● TASK STATEMENT
From the first line of the entries below through the line bearing "const seriesData = [trusler, slatt, skadet, legebehandling];", write out each line exactly. Omit pictures.

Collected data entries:
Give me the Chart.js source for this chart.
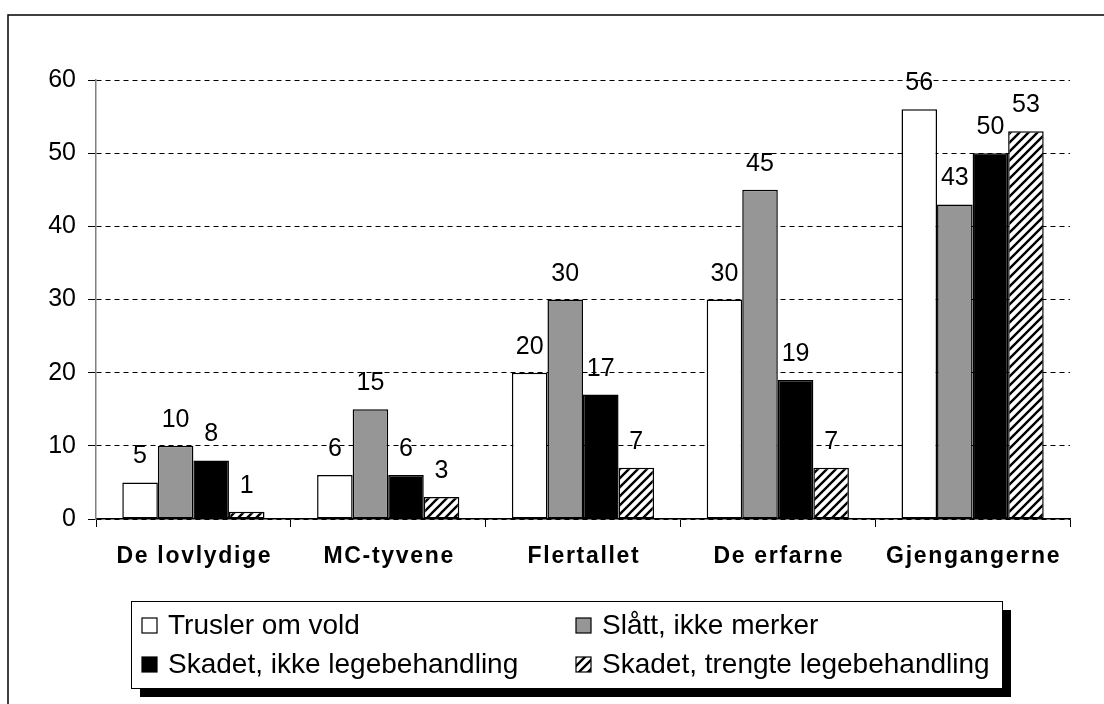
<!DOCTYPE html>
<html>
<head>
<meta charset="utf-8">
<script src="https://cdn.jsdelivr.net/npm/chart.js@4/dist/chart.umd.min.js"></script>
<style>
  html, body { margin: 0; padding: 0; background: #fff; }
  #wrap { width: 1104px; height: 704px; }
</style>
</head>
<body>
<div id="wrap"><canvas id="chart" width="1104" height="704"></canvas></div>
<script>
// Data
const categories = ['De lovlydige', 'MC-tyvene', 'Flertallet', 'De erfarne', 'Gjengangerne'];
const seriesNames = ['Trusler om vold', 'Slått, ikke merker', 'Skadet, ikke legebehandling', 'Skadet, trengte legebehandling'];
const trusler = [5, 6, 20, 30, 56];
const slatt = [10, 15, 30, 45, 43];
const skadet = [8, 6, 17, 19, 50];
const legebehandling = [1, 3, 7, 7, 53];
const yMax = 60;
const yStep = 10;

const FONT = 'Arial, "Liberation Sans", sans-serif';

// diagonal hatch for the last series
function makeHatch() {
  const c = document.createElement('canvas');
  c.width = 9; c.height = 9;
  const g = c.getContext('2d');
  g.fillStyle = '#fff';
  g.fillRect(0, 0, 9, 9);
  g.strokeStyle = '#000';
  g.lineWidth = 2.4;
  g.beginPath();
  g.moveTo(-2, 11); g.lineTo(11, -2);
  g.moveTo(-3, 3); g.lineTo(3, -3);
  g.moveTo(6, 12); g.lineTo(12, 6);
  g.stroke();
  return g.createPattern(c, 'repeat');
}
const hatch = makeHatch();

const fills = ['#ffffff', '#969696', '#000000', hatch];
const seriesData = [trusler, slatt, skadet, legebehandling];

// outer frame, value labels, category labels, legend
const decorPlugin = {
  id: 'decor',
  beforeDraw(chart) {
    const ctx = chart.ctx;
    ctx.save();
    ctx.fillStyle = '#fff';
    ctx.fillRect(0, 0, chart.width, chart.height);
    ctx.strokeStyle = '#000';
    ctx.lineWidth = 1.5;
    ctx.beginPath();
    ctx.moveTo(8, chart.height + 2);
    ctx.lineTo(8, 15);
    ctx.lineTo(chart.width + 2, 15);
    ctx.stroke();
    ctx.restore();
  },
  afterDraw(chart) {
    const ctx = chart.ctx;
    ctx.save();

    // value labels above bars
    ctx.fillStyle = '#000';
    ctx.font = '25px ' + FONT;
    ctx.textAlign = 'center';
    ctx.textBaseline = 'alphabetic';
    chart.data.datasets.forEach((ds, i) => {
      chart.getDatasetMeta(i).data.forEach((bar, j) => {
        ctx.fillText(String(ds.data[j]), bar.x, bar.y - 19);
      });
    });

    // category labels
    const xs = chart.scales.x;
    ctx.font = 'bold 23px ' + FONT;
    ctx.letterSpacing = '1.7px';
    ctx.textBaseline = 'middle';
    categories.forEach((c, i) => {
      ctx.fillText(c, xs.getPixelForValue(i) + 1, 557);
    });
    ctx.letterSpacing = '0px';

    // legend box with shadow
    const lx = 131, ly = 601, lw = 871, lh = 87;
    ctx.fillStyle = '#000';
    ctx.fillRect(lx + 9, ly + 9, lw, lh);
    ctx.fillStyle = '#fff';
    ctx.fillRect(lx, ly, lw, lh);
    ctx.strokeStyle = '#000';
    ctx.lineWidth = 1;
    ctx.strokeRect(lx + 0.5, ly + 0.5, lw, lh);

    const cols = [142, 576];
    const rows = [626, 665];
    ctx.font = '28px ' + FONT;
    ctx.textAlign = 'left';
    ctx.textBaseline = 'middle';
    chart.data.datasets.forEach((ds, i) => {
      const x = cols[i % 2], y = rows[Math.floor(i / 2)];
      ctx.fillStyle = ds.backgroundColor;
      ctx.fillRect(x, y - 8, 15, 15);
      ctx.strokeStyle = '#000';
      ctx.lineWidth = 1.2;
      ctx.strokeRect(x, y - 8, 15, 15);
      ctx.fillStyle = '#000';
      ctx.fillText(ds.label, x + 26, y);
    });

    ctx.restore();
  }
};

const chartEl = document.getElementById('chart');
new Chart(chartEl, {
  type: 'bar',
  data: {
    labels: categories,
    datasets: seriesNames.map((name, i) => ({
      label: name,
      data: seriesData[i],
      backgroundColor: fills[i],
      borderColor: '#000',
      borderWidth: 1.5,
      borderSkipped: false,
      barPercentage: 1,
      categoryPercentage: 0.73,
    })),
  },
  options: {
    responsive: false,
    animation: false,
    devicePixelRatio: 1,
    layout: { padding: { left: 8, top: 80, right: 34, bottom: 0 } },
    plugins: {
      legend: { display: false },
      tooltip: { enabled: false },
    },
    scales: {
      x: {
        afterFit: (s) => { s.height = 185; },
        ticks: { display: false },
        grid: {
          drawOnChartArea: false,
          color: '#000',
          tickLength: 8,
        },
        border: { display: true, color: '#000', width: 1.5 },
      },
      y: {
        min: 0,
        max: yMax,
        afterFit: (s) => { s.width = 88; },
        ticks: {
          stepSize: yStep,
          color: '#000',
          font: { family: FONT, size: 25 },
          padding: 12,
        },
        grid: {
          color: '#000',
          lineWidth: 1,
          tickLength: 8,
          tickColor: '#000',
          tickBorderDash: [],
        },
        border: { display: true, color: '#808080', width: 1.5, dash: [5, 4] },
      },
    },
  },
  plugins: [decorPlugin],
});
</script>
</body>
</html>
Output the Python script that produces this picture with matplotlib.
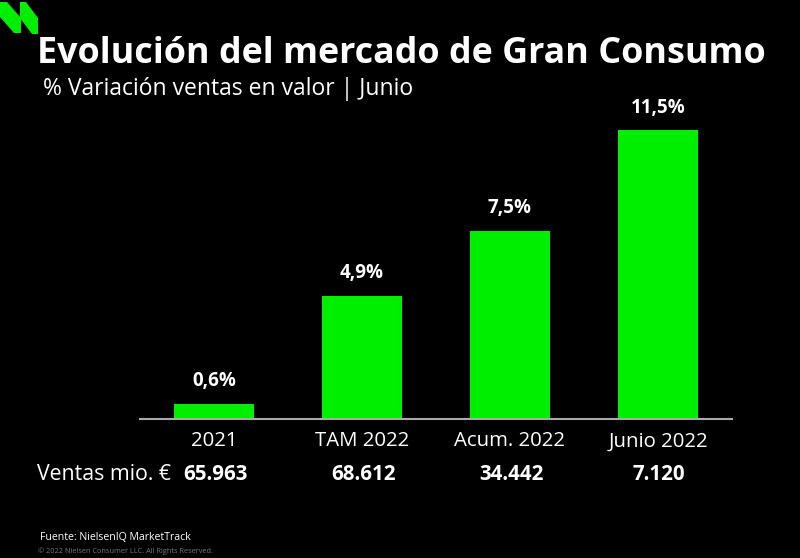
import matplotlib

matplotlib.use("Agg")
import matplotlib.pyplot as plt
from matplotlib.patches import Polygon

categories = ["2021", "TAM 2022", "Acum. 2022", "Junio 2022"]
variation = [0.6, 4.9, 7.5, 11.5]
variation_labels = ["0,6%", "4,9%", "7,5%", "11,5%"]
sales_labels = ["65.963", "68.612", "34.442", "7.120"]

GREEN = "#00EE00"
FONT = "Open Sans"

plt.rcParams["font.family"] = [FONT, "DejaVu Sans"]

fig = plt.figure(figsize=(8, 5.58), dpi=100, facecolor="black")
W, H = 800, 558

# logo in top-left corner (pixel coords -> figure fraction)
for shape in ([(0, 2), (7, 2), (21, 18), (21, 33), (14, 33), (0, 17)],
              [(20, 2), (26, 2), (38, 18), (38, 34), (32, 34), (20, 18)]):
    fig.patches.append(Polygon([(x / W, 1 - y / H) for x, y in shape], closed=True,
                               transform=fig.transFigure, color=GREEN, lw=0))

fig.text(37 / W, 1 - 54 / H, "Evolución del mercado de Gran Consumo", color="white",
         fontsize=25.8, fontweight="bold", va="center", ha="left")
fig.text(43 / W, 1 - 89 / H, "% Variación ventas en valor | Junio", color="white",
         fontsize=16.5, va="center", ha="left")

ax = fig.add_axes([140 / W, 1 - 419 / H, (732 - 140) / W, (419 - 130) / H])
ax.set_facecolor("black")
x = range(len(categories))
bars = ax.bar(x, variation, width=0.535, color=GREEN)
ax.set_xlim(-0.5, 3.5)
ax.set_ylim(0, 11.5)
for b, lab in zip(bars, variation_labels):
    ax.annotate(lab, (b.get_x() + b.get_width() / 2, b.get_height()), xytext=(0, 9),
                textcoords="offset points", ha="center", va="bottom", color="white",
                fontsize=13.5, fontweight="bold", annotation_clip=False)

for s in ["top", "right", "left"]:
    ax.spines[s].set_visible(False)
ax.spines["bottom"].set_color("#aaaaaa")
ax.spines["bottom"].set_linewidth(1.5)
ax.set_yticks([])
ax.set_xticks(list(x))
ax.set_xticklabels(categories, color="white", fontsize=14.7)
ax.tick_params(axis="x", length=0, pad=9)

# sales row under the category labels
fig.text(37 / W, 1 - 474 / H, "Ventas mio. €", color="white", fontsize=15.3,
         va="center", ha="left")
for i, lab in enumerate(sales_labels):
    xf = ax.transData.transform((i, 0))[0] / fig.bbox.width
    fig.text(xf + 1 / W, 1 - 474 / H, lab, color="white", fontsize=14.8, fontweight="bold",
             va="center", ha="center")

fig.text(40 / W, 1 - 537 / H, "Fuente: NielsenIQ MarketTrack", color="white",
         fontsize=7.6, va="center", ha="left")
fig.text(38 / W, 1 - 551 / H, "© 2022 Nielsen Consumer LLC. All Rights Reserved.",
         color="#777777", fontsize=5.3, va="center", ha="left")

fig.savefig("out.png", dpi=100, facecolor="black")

● RESULT OF THE TASK
Give me the Chart.js source for this chart.
<!DOCTYPE html>
<html>
<head>
<meta charset="utf-8">
<script src="https://cdn.jsdelivr.net/npm/chart.js@4/dist/chart.umd.min.js"></script>
<style>
  html, body { margin: 0; padding: 0; background: #fff; }
  #wrap { width: 1104px; height: 704px; }
</style>
</head>
<body>
<div id="wrap"><canvas id="chart" width="1104" height="704"></canvas></div>
<script>
// Data
const categories = ['De lovlydige', 'MC-tyvene', 'Flertallet', 'De erfarne', 'Gjengangerne'];
const seriesNames = ['Trusler om vold', 'Slått, ikke merker', 'Skadet, ikke legebehandling', 'Skadet, trengte legebehandling'];
const trusler = [5, 6, 20, 30, 56];
const slatt = [10, 15, 30, 45, 43];
const skadet = [8, 6, 17, 19, 50];
const legebehandling = [1, 3, 7, 7, 53];
const yMax = 60;
const yStep = 10;

const FONT = 'Arial, "Liberation Sans", sans-serif';

// diagonal hatch for the last series
function makeHatch() {
  const c = document.createElement('canvas');
  c.width = 9; c.height = 9;
  const g = c.getContext('2d');
  g.fillStyle = '#fff';
  g.fillRect(0, 0, 9, 9);
  g.strokeStyle = '#000';
  g.lineWidth = 2.4;
  g.beginPath();
  g.moveTo(-2, 11); g.lineTo(11, -2);
  g.moveTo(-3, 3); g.lineTo(3, -3);
  g.moveTo(6, 12); g.lineTo(12, 6);
  g.stroke();
  return g.createPattern(c, 'repeat');
}
const hatch = makeHatch();

const fills = ['#ffffff', '#969696', '#000000', hatch];
const seriesData = [trusler, slatt, skadet, legebehandling];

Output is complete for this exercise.